# Start of Source data

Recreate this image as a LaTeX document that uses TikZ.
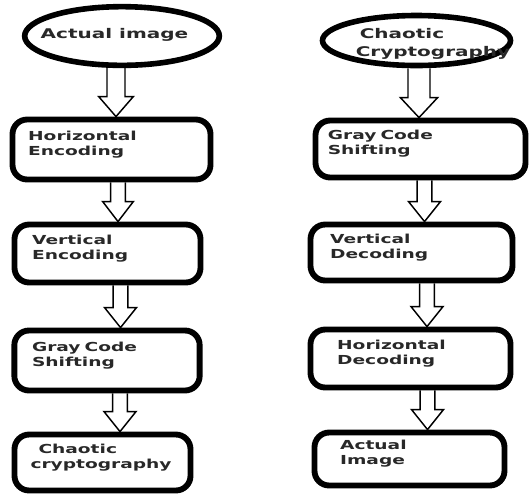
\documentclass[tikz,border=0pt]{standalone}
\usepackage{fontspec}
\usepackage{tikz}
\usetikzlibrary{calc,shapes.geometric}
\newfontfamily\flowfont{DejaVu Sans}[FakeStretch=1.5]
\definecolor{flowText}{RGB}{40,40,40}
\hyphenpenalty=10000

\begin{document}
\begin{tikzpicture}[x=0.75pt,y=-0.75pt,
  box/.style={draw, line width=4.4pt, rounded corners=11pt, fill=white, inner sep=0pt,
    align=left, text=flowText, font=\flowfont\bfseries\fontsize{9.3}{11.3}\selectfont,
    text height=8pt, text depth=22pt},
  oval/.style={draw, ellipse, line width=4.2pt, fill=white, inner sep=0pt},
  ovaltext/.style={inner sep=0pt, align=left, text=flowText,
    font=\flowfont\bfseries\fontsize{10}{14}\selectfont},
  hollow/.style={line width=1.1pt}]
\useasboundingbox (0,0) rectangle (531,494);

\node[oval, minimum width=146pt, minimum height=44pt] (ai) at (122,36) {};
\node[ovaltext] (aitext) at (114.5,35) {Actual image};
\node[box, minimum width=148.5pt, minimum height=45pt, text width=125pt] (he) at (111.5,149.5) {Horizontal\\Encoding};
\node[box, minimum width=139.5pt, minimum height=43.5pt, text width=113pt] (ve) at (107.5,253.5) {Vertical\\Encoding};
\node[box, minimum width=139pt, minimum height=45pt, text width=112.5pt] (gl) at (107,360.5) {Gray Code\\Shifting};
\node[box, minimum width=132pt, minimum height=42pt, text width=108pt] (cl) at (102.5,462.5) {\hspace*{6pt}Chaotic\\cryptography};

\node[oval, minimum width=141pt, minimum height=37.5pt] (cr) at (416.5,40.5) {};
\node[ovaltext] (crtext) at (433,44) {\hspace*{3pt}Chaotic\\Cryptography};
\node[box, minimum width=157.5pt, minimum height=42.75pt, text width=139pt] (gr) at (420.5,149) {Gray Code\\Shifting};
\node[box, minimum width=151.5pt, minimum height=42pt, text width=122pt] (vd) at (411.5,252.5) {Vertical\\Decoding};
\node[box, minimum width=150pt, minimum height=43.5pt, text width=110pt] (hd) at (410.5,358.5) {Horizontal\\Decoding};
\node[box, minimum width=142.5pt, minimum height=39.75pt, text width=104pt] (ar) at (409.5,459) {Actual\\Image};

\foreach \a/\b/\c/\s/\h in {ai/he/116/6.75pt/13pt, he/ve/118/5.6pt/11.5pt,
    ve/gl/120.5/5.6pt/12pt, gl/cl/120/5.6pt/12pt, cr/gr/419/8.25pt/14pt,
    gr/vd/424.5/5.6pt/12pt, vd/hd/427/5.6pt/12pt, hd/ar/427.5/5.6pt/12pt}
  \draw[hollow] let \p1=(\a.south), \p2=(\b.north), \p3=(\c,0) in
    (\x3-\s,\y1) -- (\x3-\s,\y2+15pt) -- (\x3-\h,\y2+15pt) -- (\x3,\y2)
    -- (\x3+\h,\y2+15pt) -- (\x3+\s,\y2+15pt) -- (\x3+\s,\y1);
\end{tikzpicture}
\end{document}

# End of Source data

● Short exercise:
Reproduce the material word for word. Any pictures should be left out of the copy.

● Full answer:
Recreate this image as a LaTeX document that uses TikZ.
\documentclass[tikz,border=0pt]{standalone}
\usepackage{fontspec}
\usepackage{tikz}
\usetikzlibrary{calc,shapes.geometric}
\newfontfamily\flowfont{DejaVu Sans}[FakeStretch=1.5]
\definecolor{flowText}{RGB}{40,40,40}
\hyphenpenalty=10000

\begin{document}
\begin{tikzpicture}[x=0.75pt,y=-0.75pt,
  box/.style={draw, line width=4.4pt, rounded corners=11pt, fill=white, inner sep=0pt,
    align=left, text=flowText, font=\flowfont\bfseries\fontsize{9.3}{11.3}\selectfont,
    text height=8pt, text depth=22pt},
  oval/.style={draw, ellipse, line width=4.2pt, fill=white, inner sep=0pt},
  ovaltext/.style={inner sep=0pt, align=left, text=flowText,
    font=\flowfont\bfseries\fontsize{10}{14}\selectfont},
  hollow/.style={line width=1.1pt}]
\useasboundingbox (0,0) rectangle (531,494);

\node[oval, minimum width=146pt, minimum height=44pt] (ai) at (122,36) {};
\node[ovaltext] (aitext) at (114.5,35) {Actual image};
\node[box, minimum width=148.5pt, minimum height=45pt, text width=125pt] (he) at (111.5,149.5) {Horizontal\\Encoding};
\node[box, minimum width=139.5pt, minimum height=43.5pt, text width=113pt] (ve) at (107.5,253.5) {Vertical\\Encoding};
\node[box, minimum width=139pt, minimum height=45pt, text width=112.5pt] (gl) at (107,360.5) {Gray Code\\Shifting};
\node[box, minimum width=132pt, minimum height=42pt, text width=108pt] (cl) at (102.5,462.5) {\hspace*{6pt}Chaotic\\cryptography};

\node[oval, minimum width=141pt, minimum height=37.5pt] (cr) at (416.5,40.5) {};
\node[ovaltext] (crtext) at (433,44) {\hspace*{3pt}Chaotic\\Cryptography};
\node[box, minimum width=157.5pt, minimum height=42.75pt, text width=139pt] (gr) at (420.5,149) {Gray Code\\Shifting};
\node[box, minimum width=151.5pt, minimum height=42pt, text width=122pt] (vd) at (411.5,252.5) {Vertical\\Decoding};
\node[box, minimum width=150pt, minimum height=43.5pt, text width=110pt] (hd) at (410.5,358.5) {Horizontal\\Decoding};
\node[box, minimum width=142.5pt, minimum height=39.75pt, text width=104pt] (ar) at (409.5,459) {Actual\\Image};

\foreach \a/\b/\c/\s/\h in {ai/he/116/6.75pt/13pt, he/ve/118/5.6pt/11.5pt,
    ve/gl/120.5/5.6pt/12pt, gl/cl/120/5.6pt/12pt, cr/gr/419/8.25pt/14pt,
    gr/vd/424.5/5.6pt/12pt, vd/hd/427/5.6pt/12pt, hd/ar/427.5/5.6pt/12pt}
  \draw[hollow] let \p1=(\a.south), \p2=(\b.north), \p3=(\c,0) in
    (\x3-\s,\y1) -- (\x3-\s,\y2+15pt) -- (\x3-\h,\y2+15pt) -- (\x3,\y2)
    -- (\x3+\h,\y2+15pt) -- (\x3+\s,\y2+15pt) -- (\x3+\s,\y1);
\end{tikzpicture}
\end{document}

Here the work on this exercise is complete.